Shortly thereafter, Garten writes: “Along among the industry leaders, [Andrew] Grove had the courage to respond to industry slumps by cutting budgets, cutting jobs, and forcing staff to work longer for less money.” Wow, that’s courageous. Did workloads and paychecks return to pre-slump levels? Not according to one IT professional I know in California. Grove, alongside Jobs and Gates, engineered what Jill Andresky Fraser calls the White-Collar Sweatshop.
Rereading everything I’ve written, I realize it appears I hate this book. Not so: Garten has crafted an engaging, human-centered history of a force most private citizens probably consider an impersonal mass.
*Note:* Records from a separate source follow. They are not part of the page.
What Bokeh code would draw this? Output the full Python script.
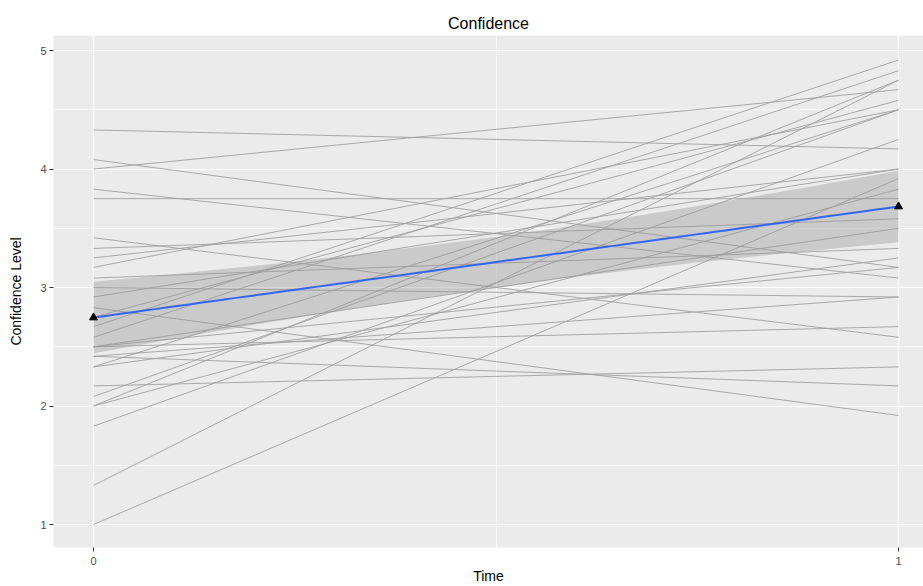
import numpy as np
from bokeh.plotting import figure
from bokeh.models import Range1d, FixedTicker, ColumnDataSource
from bokeh.embed import file_html
from bokeh.resources import INLINE

# ---- data ----
time_points = [0, 1]
conf_time0 = [4.33, 4.08, 4.00, 3.83, 3.75, 3.42, 3.33, 3.25, 3.17, 3.08,
              3.00, 2.92, 2.83, 2.75, 2.67, 2.58, 2.50, 2.50, 2.42, 2.42,
              2.33, 2.33, 2.17, 2.08, 2.00, 2.00, 1.83, 1.33, 1.00, 2.50]
conf_time1 = [4.17, 3.17, 4.67, 3.08, 3.75, 2.58, 3.58, 4.00, 4.50, 3.33,
              2.92, 4.00, 1.92, 4.58, 4.92, 4.83, 2.67, 3.50, 2.92, 2.17,
              4.50, 3.25, 2.33, 4.50, 4.75, 3.83, 4.25, 4.75, 3.92, 3.17]
x_ticks = [0, 1]
x_minor = [0.5]
y_ticks = [1, 2, 3, 4, 5]
y_minor = [1.5, 2.5, 3.5, 4.5]

# ---- linear fit (as geom_smooth(method="lm")) ----
y0 = np.array(conf_time0)
y1 = np.array(conf_time1)
xs_all = np.concatenate([np.full(len(y0), time_points[0]), np.full(len(y1), time_points[1])]).astype(float)
ys_all = np.concatenate([y0, y1])
N = len(xs_all)
xbar = xs_all.mean()
Sxx = ((xs_all - xbar) ** 2).sum()
slope = ((xs_all - xbar) * (ys_all - ys_all.mean())).sum() / Sxx
intercept = ys_all.mean() - slope * xbar
resid = ys_all - (intercept + slope * xs_all)
dfree = N - 2
sigma = np.sqrt((resid ** 2).sum() / dfree)


def t_quantile_975(df):
    z = 1.959963984540054
    g1 = (z ** 3 + z) / 4
    g2 = (5 * z ** 5 + 16 * z ** 3 + 3 * z) / 96
    g3 = (3 * z ** 7 + 19 * z ** 5 + 17 * z ** 3 - 15 * z) / 384
    return z + g1 / df + g2 / df ** 2 + g3 / df ** 3


tq = t_quantile_975(dfree)
grid_x = np.linspace(time_points[0], time_points[1], 80)
fit = intercept + slope * grid_x
se = sigma * np.sqrt(1.0 / N + (grid_x - xbar) ** 2 / Sxx)
lower = fit - tq * se
upper = fit + tq * se

means = [y0.mean(), y1.mean()]

# ---- figure ----
p = figure(width=923, height=586, output_backend="svg", toolbar_location=None,
           x_range=Range1d(-0.0497, 1.031), y_range=Range1d(0.806, 5.127),
           min_border_left=53, min_border_right=0, min_border_top=35, min_border_bottom=39,
           background_fill_color="#EBEBEB", border_fill_color="white",
           outline_line_color=None)

p.title.text = "Confidence"
p.title.align = "center"
p.title.offset = 7
p.title.text_font = "Liberation Sans"
p.title.text_font_size = "16px"
p.title.text_font_style = "normal"
p.title.text_color = "black"
p.title.standoff = 8

p.xaxis.ticker = FixedTicker(ticks=x_ticks, minor_ticks=x_minor)
p.yaxis.ticker = FixedTicker(ticks=y_ticks, minor_ticks=y_minor)

for g in (p.xgrid, p.ygrid):
    g.grid_line_color = "white"
    g.grid_line_width = 1.2
    g.minor_grid_line_color = "white"
    g.minor_grid_line_width = 0.6

for ax in (p.xaxis, p.yaxis):
    ax.axis_line_color = None
    ax.major_tick_line_color = "#333333"
    ax.major_tick_out = 4
    ax.major_tick_in = 0
    ax.minor_tick_out = 0
    ax.minor_tick_in = 0
    ax.major_label_text_font = "Liberation Sans"
    ax.major_label_text_font_size = "11px"
    ax.major_label_text_color = "#4D4D4D"
    ax.axis_label_text_font = "Liberation Sans"
    ax.axis_label_text_font_size = "14px"
    ax.axis_label_text_font_style = "normal"
    ax.axis_label_text_color = "black"

p.xaxis.axis_label = "Time"
p.xaxis.major_label_standoff = 5
p.xaxis.axis_label_standoff = 0
p.yaxis.axis_label = "Confidence Level"
p.yaxis.major_label_standoff = 3
p.yaxis.axis_label_standoff = 13

# individual trajectories
line_src = ColumnDataSource(dict(
    xs=[list(time_points) for _ in conf_time0],
    ys=[[a, b] for a, b in zip(conf_time0, conf_time1)],
))
p.multi_line(xs="xs", ys="ys", source=line_src, line_color="#A0A0A0", line_width=0.9)

# confidence band and fitted line
band_src = ColumnDataSource(dict(x=grid_x, lower=lower, upper=upper, fit=fit))
p.varea(x="x", y1="lower", y2="upper", source=band_src, fill_color="#999999", fill_alpha=0.4)
p.line(x="x", y="fit", source=band_src, line_color="#3366FF", line_width=2)

# mean points
p.scatter(x=time_points, y=means, marker="triangle", size=8,
          fill_color="black", line_color="black")

open("out.html", "w").write(file_html(p, INLINE))
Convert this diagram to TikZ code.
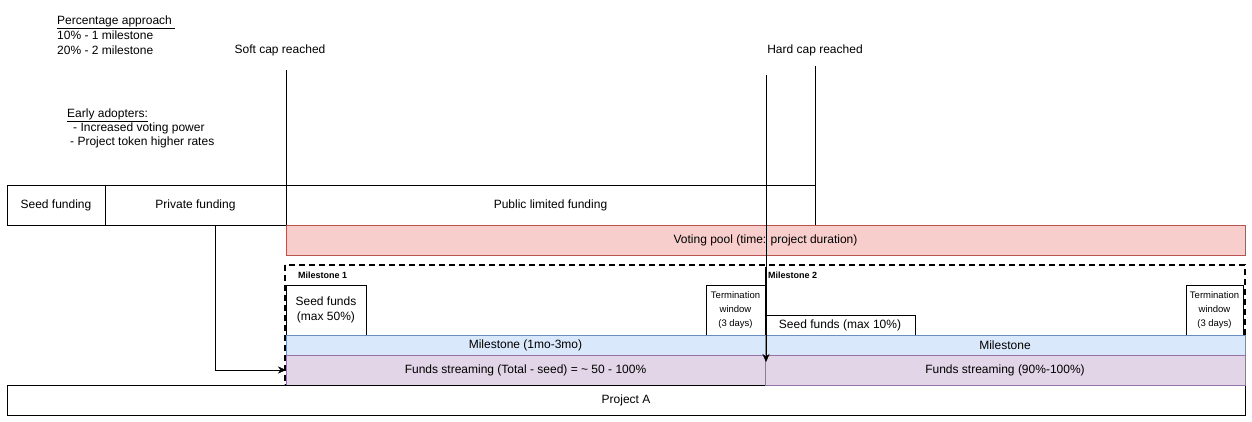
\documentclass[tikz,border=0pt]{standalone}
\usepackage{fontspec}
\setmainfont{Liberation Sans}
\usepackage{xcolor}
\usetikzlibrary{arrows.meta}

\definecolor{poolfill}{HTML}{F8CECC}
\definecolor{pooldraw}{HTML}{B85450}
\definecolor{msfill}{HTML}{DAE8FC}
\definecolor{msdraw}{HTML}{6C8EBF}
\definecolor{streamfill}{HTML}{E1D5E7}
\definecolor{streamdraw}{HTML}{9673A6}

\tikzset{
	box/.style={draw, anchor=north west, inner sep=0pt, outer sep=0pt, align=center, fill=white},
	small/.style={font=\fontsize{9.5}{14}\selectfont},
	tag/.style={anchor=west, inner sep=0pt, font=\fontsize{9}{11}\selectfont\bfseries},
	note/.style={anchor=west, inner sep=0pt, align=left}
}

\begin{document}
\begin{tikzpicture}[x=1pt, y=-1pt, font=\fontsize{12}{15}\selectfont]
	\useasboundingbox (0,0) rectangle (1252,421);

	% notes at the top
	\node[note] (percent) at (57,35) {\underline{Percentage approach\ }\\10\% - 1 milestone\\20\% - 2 milestone};
	\node[note] (early) at (67,115) {\underline{Early adopters:}};
	\node[note] (voting) at (73,128) {- Increased voting power};
	\node[note] (rates) at (70,142) {- Project token higher rates};
	\node (softlbl) at (280,50) {Soft cap reached};
	\node (hardlbl) at (815,50) {Hard cap reached};

	% milestones frame (behind the boxes)
	\coordinate (frameA) at (285,265);
	\coordinate (frameB) at (1245,385);
	\draw[line width=1.5pt, dash pattern=on 6pt off 4pt] (frameA) rectangle (frameB);

	% funding rounds
	\node[box, minimum width=98, minimum height=40] (seed) at (7,185) {Seed funding};
	\node[box, minimum width=181, minimum height=40] (private) at (105,185) {Private funding};
	\node[box, minimum width=529, minimum height=40] (public) at (286,185) {Public limited funding};
	\node[box, draw=pooldraw, fill=poolfill, minimum width=959, minimum height=30] (pool) at (286,225) {Voting pool (time: project duration)};

	% milestone 1
	\node[tag] (ms1) at (298,275) {Milestone 1};
	\node[box, fill=none, minimum width=80, minimum height=50] (seedfunds1) at (286,285) {Seed funds\\(max 50\%)};
	\node[box, small, minimum width=59, minimum height=50] (term1) at (706,285) {Termination\\window\\(3 days)};
	\node[box, draw=msdraw, fill=msfill, minimum width=479, minimum height=20] (phase1) at (286,335) {Milestone (1mo-3mo)};
	\node[box, draw=streamdraw, fill=streamfill, minimum width=479, minimum height=30] (stream1) at (286,355) {Funds streaming (Total - seed) = \textasciitilde\ 50 - 100\%};

	\node[box, fill=none, minimum width=1238, minimum height=30] (project) at (7,385) {Project A};

	% milestone 2
	\node[tag] (ms2) at (768,275) {Milestone 2};
	\node[box, minimum width=150, minimum height=20] (seedfunds2) at (765,315) {Seed funds (max 10\%)};
	\node[box, small, minimum width=57, minimum height=50] (term2) at (1186,285) {Termination\\window\\(3 days)};
	\node[box, draw=msdraw, fill=msfill, minimum width=480, minimum height=20] (phase2) at (765,335) {Milestone};
	\node[box, draw=streamdraw, fill=streamfill, minimum width=480, minimum height=30] (stream2) at (765,355) {Funds streaming (90\%-100\%)};
	\coordinate (ms2top) at (765,267);
	\draw (ms2top) -- (seedfunds2.north west);

	% caps and flows
	\coordinate (soft) at (286,70);
	\draw (soft) -- (public.north west);
	\coordinate (hard) at (815,66);
	\draw (hard) -- (public.south east);
	\coordinate (capA) at (766,75);
	\coordinate (capB) at (766,362);
	\draw[-{Stealth[length=8pt, width=7pt]}] (capA) -- (capB);
	\draw[-{Stealth[length=8pt, width=7pt]}] ([xshift=20pt]private.south) |- (stream1.west);
\end{tikzpicture}
\end{document}
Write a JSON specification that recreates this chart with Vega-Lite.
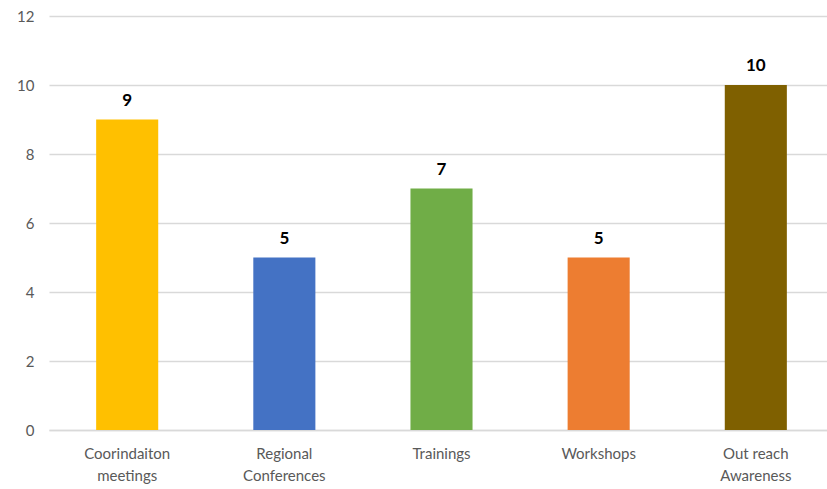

He separates globalization’s facts from the slogans which dominate both sides of the debate, and expounds details too difficult to fit on a protester’s placard. He opened this old Distributist’s eyes to implications I’d never considered.
Rather, I mean Garten writes from a particular position, with a particular goal. His writing serves that goal. Smart, critical audiences can profitably read this book, while recognizing the limitations Garten has set himself. By making globalization human, Garten makes its costs humane. I can express my reservations in straight, uncluttered English, as I couldn’t a week ago. I wish more policy debates were as human-scale and flexible as this.